No existe ninguna duda acerca de la responsabilidad de arrasar el intento de revivir la iglesia de los evangelios en América Latina durante la década de los 80.
La Escuela de las Américas (ya rebautizada como el Instituto del Hemisferio Occidental de Cooperación para la Seguridad) en el Fuerte Benning, Georgia, que entrena a los oficiales de América Latina, anuncia orgullosamente que el ejército de EEUU ayudó a “derrotar la teología de la liberación”, asistido sin duda por el Vaticano, mediante el guante blanco de la expulsión y la represión.
La campaña lúgubre para invertir la herejía puesta en marcha por el Concilio Vaticano II recibió una incomparable expresión literaria en la parábola del Gran Inquisidor de Dostoievsky de Los hermanos Karamazov.
En este relato, ambientado en Sevilla en “el momento más terrible de la Inquisición”, Jesucristo aparece de repente en las calles, “suavemente, desapercibido, y sin embargo, por extraño que parezca, todos lo reconocieron” y fueron “irresistiblemente atraídos hacia él”.
El Gran Inquisidor “hizo que los guardias lo prendieran y lo llevaran” a la prisión.

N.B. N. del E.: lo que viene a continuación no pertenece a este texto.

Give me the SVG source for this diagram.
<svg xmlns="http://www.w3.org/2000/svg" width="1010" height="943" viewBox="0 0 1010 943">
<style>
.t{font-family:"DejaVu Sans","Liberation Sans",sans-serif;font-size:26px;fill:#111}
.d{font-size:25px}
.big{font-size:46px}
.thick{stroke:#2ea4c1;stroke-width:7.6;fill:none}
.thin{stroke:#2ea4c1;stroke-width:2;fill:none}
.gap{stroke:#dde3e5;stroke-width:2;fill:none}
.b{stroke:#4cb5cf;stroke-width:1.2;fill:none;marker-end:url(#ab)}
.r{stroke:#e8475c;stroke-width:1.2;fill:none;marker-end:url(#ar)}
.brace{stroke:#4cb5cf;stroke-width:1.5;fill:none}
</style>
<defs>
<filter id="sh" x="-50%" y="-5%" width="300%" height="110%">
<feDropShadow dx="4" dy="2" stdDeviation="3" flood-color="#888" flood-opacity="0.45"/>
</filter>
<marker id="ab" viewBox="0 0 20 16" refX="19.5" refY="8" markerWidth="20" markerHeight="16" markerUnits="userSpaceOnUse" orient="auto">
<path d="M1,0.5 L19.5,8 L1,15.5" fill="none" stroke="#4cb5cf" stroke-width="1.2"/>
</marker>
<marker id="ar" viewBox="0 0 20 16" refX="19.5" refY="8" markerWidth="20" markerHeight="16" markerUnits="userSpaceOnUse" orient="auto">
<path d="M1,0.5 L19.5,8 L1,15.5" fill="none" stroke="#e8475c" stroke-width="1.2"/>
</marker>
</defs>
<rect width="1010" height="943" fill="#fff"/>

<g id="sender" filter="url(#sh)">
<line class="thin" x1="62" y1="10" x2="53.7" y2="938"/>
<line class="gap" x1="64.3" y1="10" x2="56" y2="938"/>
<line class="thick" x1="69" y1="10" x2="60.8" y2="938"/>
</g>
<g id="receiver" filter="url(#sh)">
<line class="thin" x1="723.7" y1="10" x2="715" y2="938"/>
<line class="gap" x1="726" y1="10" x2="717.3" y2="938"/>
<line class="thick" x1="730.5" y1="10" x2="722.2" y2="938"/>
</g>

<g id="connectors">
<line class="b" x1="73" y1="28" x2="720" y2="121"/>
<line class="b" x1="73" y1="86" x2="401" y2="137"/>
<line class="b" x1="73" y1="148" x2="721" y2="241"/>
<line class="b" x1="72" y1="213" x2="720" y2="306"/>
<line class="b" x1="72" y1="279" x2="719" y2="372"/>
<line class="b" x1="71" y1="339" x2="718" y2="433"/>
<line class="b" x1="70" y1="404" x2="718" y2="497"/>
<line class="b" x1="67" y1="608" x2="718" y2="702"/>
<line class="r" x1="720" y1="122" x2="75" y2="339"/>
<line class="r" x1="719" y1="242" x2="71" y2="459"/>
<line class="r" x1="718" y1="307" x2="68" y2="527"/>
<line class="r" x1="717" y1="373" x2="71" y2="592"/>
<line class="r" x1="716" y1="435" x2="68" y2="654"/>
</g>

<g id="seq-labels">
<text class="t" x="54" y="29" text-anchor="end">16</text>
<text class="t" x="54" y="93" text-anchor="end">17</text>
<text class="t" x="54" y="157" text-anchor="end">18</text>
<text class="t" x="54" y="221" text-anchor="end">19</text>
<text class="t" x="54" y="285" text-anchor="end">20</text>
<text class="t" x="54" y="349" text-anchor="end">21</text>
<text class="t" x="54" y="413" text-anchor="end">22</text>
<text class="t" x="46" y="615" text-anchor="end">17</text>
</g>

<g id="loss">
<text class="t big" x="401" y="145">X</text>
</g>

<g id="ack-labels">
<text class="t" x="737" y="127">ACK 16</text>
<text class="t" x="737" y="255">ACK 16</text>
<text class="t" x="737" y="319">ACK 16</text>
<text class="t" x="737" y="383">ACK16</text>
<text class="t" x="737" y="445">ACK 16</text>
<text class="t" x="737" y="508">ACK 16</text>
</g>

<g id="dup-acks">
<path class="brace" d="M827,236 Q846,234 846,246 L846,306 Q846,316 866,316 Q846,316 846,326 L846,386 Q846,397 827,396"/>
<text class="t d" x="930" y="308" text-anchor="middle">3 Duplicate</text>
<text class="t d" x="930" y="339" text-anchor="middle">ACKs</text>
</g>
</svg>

Allí se acusa a Cristo de venir a “obstaculizarnos” en la gran tarea de destruir las ideas subversivas de libertad y comunidad. Nosotros no te seguimos, el Inquisidor regaña a Jesús; seguimos a Roma y “la espada de Cesar”. Buscamos ser los únicos gobernantes de la tierra para poder enseñar a las multitudes “débiles y viles” que “solamente serán libres cuando renuncien a su libertad por nosotros y se nos sometan”. Entonces serán tímidos y asustadizos y felices. Así que mañana, dice el Inquisidor, “debo quemarte”.
Finalmente, sin embargo, el Inquisidor cede y lo libera “en las callejuelas oscuras de la ciudad”.
Los discípulos de la Escuela de las Américas regida por EEUU no ejercieron tal misericordia.